True science is nothing without observational data. Without a fine-grained ability to sift, sort, structure, categorize, analyze, and present data, the scientist can’t bring coherence to their inquiry into the factual substrate of reality. Just as critical, a scientist who hasn’t drilled down into the heart of their data can’t effectively present or defend their findings.
Fundamentally, science is a collaborative activity of building and testing interpretive frameworks through controlled observation. At the heart of any science are the “controls” that help you isolate the key explanatory factors from those with little or no impact on the dependent variables of greatest interest. All branches of science rely on logical controls, such as adhering to the core scientific methods of hypothesis, measurement, and verification, as vetted through community controls such as peer review, refereed journals, and the like. Some branches of science, such as chemistry, rely largely on experimental controls. Some, such as astronomy, rely on the controls embedded in powerful instrumentation like space telescopes. Still others, such as the social sciences, may use experimental methods but rely principally on field observation and on statistical methods for finding correlations in complex behavioral data.

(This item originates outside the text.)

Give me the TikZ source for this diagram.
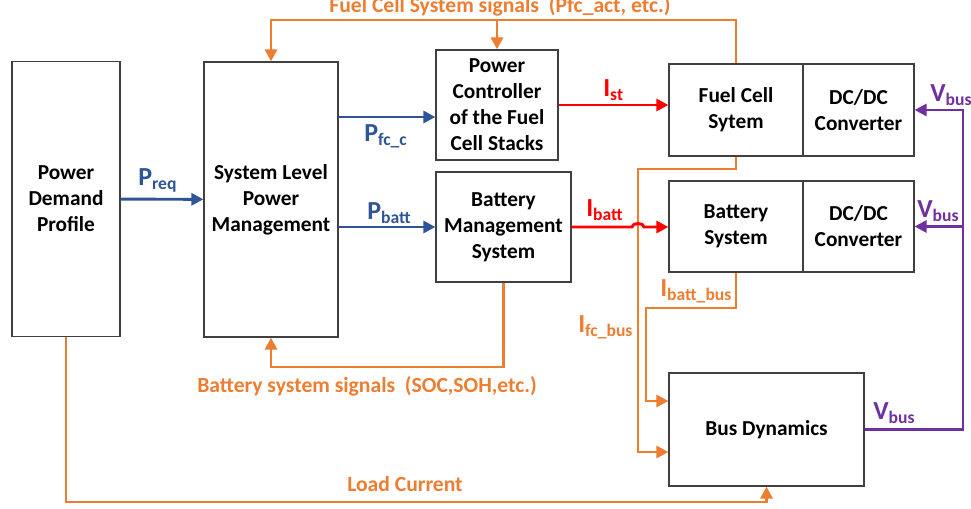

Statistical controls are the bedrock of true science, and they are the core responsibility of the data scientist. Anybody who claims to be a data scientist but has never laid their hands on a multivariate statistical modeling tool or built a statistics-based predictive model, or who has no familiarity with computational linguistics, is not truly a data scientist. They may play other key roles in the data scientist ecosystem, such as managing Hadoop clusters or writing Hive queries, but are not scientists, in that they are not actively searching for nonobvious patterns in the data sets under their management. Similarly, computer scientists and mathematicians, who develop the algorithms and methods of data science, are not data scientists themselves unless they are also exploring for patterns in observational data.
Likewise, a BI professional or business analyst cannot legitimately upgrade their job title to “data scientist” unless they also upgrade their skills and make statistics-based interactive data exploration their core function.
Without the tools, skills, and focus of a true data scientist, it’s pretentious and false to suddenly start telling the world that you are one of them.